Return every record below exactly as written, but leave out the pictures.

[Information shown start]

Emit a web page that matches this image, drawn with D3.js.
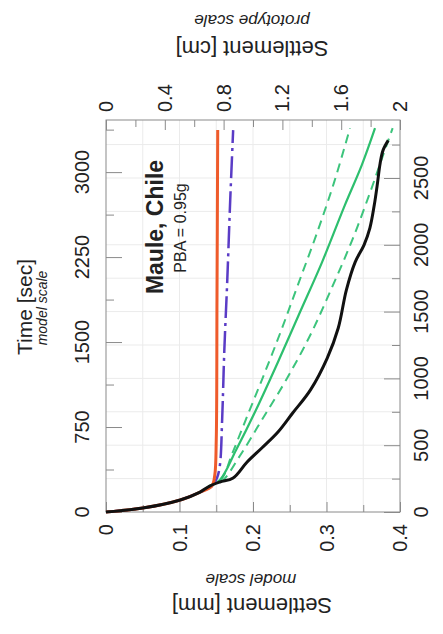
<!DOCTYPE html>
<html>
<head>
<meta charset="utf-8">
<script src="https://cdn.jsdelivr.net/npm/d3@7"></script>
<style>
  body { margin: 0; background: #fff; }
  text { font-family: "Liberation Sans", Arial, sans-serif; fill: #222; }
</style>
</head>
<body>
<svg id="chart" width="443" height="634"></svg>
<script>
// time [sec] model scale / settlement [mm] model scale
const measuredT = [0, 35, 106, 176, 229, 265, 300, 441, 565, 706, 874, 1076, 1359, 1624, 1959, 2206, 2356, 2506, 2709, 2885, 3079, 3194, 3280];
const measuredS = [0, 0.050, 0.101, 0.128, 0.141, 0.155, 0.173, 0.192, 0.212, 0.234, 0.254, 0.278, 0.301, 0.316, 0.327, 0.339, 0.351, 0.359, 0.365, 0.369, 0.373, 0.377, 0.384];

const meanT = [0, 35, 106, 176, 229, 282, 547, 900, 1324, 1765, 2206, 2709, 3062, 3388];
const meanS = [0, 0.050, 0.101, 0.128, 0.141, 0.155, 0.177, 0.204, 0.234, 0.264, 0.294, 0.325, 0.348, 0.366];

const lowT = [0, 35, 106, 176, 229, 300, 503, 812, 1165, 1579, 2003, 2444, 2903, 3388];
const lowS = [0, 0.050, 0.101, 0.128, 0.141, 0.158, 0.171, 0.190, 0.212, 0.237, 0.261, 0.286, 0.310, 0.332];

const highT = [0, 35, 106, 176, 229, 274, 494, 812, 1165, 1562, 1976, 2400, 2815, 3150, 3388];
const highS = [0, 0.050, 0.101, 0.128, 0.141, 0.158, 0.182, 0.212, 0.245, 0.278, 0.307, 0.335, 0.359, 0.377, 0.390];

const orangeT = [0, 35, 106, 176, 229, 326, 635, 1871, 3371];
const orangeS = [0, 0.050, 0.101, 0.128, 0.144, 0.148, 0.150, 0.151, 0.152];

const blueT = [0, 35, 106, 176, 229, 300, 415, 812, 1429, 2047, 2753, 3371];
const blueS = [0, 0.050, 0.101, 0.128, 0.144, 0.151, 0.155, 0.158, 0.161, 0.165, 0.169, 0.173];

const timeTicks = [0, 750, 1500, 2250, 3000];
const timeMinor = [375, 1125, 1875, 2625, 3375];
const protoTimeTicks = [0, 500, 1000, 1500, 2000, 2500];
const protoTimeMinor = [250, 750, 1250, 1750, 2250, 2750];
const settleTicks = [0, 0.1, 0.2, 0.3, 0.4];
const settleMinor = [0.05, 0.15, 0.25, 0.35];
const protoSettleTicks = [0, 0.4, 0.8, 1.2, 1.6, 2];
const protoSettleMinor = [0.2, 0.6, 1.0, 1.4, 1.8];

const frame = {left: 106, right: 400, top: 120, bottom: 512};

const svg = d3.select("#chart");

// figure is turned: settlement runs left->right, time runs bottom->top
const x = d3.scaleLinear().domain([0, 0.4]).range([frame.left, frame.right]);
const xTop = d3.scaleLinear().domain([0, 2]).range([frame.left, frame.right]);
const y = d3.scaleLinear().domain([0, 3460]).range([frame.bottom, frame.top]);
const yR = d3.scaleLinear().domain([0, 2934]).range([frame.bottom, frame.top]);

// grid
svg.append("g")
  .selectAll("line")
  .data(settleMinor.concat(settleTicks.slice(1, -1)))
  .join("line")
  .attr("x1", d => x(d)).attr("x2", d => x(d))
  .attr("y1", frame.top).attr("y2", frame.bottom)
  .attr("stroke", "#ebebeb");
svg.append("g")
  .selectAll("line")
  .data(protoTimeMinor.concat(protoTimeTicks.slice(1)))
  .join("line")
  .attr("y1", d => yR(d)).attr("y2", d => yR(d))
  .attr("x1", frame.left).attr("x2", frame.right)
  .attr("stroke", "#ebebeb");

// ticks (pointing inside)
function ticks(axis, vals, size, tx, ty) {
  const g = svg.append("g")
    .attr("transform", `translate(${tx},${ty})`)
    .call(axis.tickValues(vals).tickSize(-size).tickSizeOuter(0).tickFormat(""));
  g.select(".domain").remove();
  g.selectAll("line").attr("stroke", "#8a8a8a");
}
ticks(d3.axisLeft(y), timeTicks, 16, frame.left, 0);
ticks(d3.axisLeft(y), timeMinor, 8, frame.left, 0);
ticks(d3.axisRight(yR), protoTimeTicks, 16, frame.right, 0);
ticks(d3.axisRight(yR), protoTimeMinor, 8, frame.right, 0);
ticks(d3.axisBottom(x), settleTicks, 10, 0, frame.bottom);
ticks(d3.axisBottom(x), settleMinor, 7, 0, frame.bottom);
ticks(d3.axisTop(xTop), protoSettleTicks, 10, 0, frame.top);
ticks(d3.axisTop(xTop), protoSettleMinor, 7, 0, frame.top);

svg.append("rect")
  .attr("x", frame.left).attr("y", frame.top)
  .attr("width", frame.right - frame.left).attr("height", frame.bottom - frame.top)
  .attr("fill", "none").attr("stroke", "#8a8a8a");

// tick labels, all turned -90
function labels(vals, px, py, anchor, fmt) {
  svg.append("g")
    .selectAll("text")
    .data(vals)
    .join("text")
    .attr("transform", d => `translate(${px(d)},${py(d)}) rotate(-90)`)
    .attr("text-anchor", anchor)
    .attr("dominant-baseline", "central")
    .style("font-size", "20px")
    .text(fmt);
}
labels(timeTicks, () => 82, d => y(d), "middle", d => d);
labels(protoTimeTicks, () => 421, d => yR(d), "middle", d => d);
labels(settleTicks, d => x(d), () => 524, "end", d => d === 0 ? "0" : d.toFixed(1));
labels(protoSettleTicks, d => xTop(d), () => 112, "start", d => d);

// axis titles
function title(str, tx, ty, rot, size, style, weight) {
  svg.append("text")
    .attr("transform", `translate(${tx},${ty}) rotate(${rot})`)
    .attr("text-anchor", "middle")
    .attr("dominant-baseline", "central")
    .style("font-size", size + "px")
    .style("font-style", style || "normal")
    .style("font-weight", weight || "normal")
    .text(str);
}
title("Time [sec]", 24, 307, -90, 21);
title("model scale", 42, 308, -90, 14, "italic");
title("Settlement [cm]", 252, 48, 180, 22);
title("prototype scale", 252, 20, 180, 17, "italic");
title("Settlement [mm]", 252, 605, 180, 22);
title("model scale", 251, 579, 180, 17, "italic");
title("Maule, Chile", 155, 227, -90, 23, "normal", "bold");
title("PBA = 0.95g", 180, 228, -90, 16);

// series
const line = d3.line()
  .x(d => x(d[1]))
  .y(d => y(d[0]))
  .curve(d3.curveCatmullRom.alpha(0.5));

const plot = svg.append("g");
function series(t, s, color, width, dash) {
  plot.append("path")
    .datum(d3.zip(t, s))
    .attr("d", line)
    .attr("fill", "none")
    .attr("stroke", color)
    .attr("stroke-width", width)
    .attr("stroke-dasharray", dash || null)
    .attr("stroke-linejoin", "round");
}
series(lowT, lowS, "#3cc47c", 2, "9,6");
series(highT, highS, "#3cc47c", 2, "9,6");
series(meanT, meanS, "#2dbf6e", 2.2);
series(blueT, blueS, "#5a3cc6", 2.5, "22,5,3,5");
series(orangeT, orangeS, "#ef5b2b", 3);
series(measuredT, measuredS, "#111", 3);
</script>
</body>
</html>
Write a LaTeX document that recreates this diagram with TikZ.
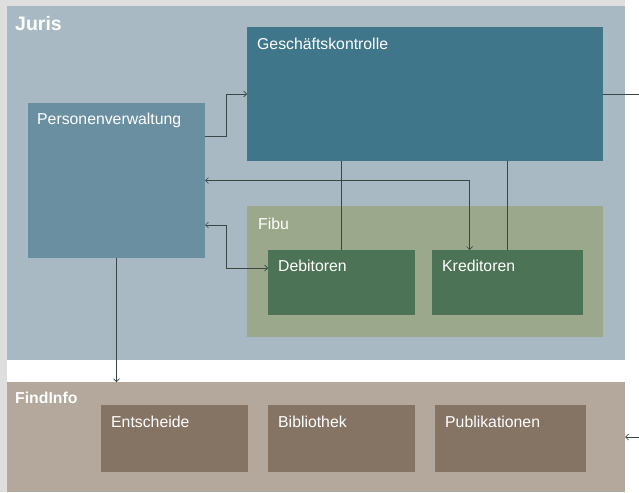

[Information shown end]

▶ _Result of the task_
Emit a web page that matches this image, drawn with D3.js.
<!DOCTYPE html>
<html>
<head>
<meta charset="utf-8">
<script src="https://cdn.jsdelivr.net/npm/d3@7"></script>
<style>
  body { margin: 0; background: #fff; }
  text { font-family: "Liberation Sans", Arial, sans-serif; fill: #222; }
</style>
</head>
<body>
<svg id="chart" width="443" height="634"></svg>
<script>
// time [sec] model scale / settlement [mm] model scale
const measuredT = [0, 35, 106, 176, 229, 265, 300, 441, 565, 706, 874, 1076, 1359, 1624, 1959, 2206, 2356, 2506, 2709, 2885, 3079, 3194, 3280];
const measuredS = [0, 0.050, 0.101, 0.128, 0.141, 0.155, 0.173, 0.192, 0.212, 0.234, 0.254, 0.278, 0.301, 0.316, 0.327, 0.339, 0.351, 0.359, 0.365, 0.369, 0.373, 0.377, 0.384];

const meanT = [0, 35, 106, 176, 229, 282, 547, 900, 1324, 1765, 2206, 2709, 3062, 3388];
const meanS = [0, 0.050, 0.101, 0.128, 0.141, 0.155, 0.177, 0.204, 0.234, 0.264, 0.294, 0.325, 0.348, 0.366];

const lowT = [0, 35, 106, 176, 229, 300, 503, 812, 1165, 1579, 2003, 2444, 2903, 3388];
const lowS = [0, 0.050, 0.101, 0.128, 0.141, 0.158, 0.171, 0.190, 0.212, 0.237, 0.261, 0.286, 0.310, 0.332];

const highT = [0, 35, 106, 176, 229, 274, 494, 812, 1165, 1562, 1976, 2400, 2815, 3150, 3388];
const highS = [0, 0.050, 0.101, 0.128, 0.141, 0.158, 0.182, 0.212, 0.245, 0.278, 0.307, 0.335, 0.359, 0.377, 0.390];

const orangeT = [0, 35, 106, 176, 229, 326, 635, 1871, 3371];
const orangeS = [0, 0.050, 0.101, 0.128, 0.144, 0.148, 0.150, 0.151, 0.152];

const blueT = [0, 35, 106, 176, 229, 300, 415, 812, 1429, 2047, 2753, 3371];
const blueS = [0, 0.050, 0.101, 0.128, 0.144, 0.151, 0.155, 0.158, 0.161, 0.165, 0.169, 0.173];

const timeTicks = [0, 750, 1500, 2250, 3000];
const timeMinor = [375, 1125, 1875, 2625, 3375];
const protoTimeTicks = [0, 500, 1000, 1500, 2000, 2500];
const protoTimeMinor = [250, 750, 1250, 1750, 2250, 2750];
const settleTicks = [0, 0.1, 0.2, 0.3, 0.4];
const settleMinor = [0.05, 0.15, 0.25, 0.35];
const protoSettleTicks = [0, 0.4, 0.8, 1.2, 1.6, 2];
const protoSettleMinor = [0.2, 0.6, 1.0, 1.4, 1.8];

const frame = {left: 106, right: 400, top: 120, bottom: 512};

const svg = d3.select("#chart");

// figure is turned: settlement runs left->right, time runs bottom->top
const x = d3.scaleLinear().domain([0, 0.4]).range([frame.left, frame.right]);
const xTop = d3.scaleLinear().domain([0, 2]).range([frame.left, frame.right]);
const y = d3.scaleLinear().domain([0, 3460]).range([frame.bottom, frame.top]);
const yR = d3.scaleLinear().domain([0, 2934]).range([frame.bottom, frame.top]);

// grid
svg.append("g")
  .selectAll("line")
  .data(settleMinor.concat(settleTicks.slice(1, -1)))
  .join("line")
  .attr("x1", d => x(d)).attr("x2", d => x(d))
  .attr("y1", frame.top).attr("y2", frame.bottom)
  .attr("stroke", "#ebebeb");
svg.append("g")
  .selectAll("line")
  .data(protoTimeMinor.concat(protoTimeTicks.slice(1)))
  .join("line")
  .attr("y1", d => yR(d)).attr("y2", d => yR(d))
  .attr("x1", frame.left).attr("x2", frame.right)
  .attr("stroke", "#ebebeb");

// ticks (pointing inside)
function ticks(axis, vals, size, tx, ty) {
  const g = svg.append("g")
    .attr("transform", `translate(${tx},${ty})`)
    .call(axis.tickValues(vals).tickSize(-size).tickSizeOuter(0).tickFormat(""));
  g.select(".domain").remove();
  g.selectAll("line").attr("stroke", "#8a8a8a");
}
ticks(d3.axisLeft(y), timeTicks, 16, frame.left, 0);
ticks(d3.axisLeft(y), timeMinor, 8, frame.left, 0);
ticks(d3.axisRight(yR), protoTimeTicks, 16, frame.right, 0);
ticks(d3.axisRight(yR), protoTimeMinor, 8, frame.right, 0);
ticks(d3.axisBottom(x), settleTicks, 10, 0, frame.bottom);
ticks(d3.axisBottom(x), settleMinor, 7, 0, frame.bottom);
ticks(d3.axisTop(xTop), protoSettleTicks, 10, 0, frame.top);
ticks(d3.axisTop(xTop), protoSettleMinor, 7, 0, frame.top);

svg.append("rect")
  .attr("x", frame.left).attr("y", frame.top)
  .attr("width", frame.right - frame.left).attr("height", frame.bottom - frame.top)
  .attr("fill", "none").attr("stroke", "#8a8a8a");

// tick labels, all turned -90
function labels(vals, px, py, anchor, fmt) {
  svg.append("g")
    .selectAll("text")
    .data(vals)
    .join("text")
    .attr("transform", d => `translate(${px(d)},${py(d)}) rotate(-90)`)
    .attr("text-anchor", anchor)
    .attr("dominant-baseline", "central")
    .style("font-size", "20px")
    .text(fmt);
}
labels(timeTicks, () => 82, d => y(d), "middle", d => d);
labels(protoTimeTicks, () => 421, d => yR(d), "middle", d => d);
labels(settleTicks, d => x(d), () => 524, "end", d => d === 0 ? "0" : d.toFixed(1));
labels(protoSettleTicks, d => xTop(d), () => 112, "start", d => d);

// axis titles
function title(str, tx, ty, rot, size, style, weight) {
  svg.append("text")
    .attr("transform", `translate(${tx},${ty}) rotate(${rot})`)
    .attr("text-anchor", "middle")
    .attr("dominant-baseline", "central")
    .style("font-size", size + "px")
    .style("font-style", style || "normal")
    .style("font-weight", weight || "normal")
    .text(str);
}
title("Time [sec]", 24, 307, -90, 21);
title("model scale", 42, 308, -90, 14, "italic");
title("Settlement [cm]", 252, 48, 180, 22);
title("prototype scale", 252, 20, 180, 17, "italic");
title("Settlement [mm]", 252, 605, 180, 22);
title("model scale", 251, 579, 180, 17, "italic");
title("Maule, Chile", 155, 227, -90, 23, "normal", "bold");
title("PBA = 0.95g", 180, 228, -90, 16);

// series
const line = d3.line()
  .x(d => x(d[1]))
  .y(d => y(d[0]))
  .curve(d3.curveCatmullRom.alpha(0.5));

const plot = svg.append("g");
function series(t, s, color, width, dash) {
  plot.append("path")
    .datum(d3.zip(t, s))
    .attr("d", line)
    .attr("fill", "none")
    .attr("stroke", color)
    .attr("stroke-width", width)
    .attr("stroke-dasharray", dash || null)
    .attr("stroke-linejoin", "round");
}
series(lowT, lowS, "#3cc47c", 2, "9,6");
series(highT, highS, "#3cc47c", 2, "9,6");
series(meanT, meanS, "#2dbf6e", 2.2);
series(blueT, blueS, "#5a3cc6", 2.5, "22,5,3,5");
series(orangeT, orangeS, "#ef5b2b", 3);
series(measuredT, measuredS, "#111", 3);
</script>
</body>
</html>
Write a LaTeX document that recreates this diagram with TikZ.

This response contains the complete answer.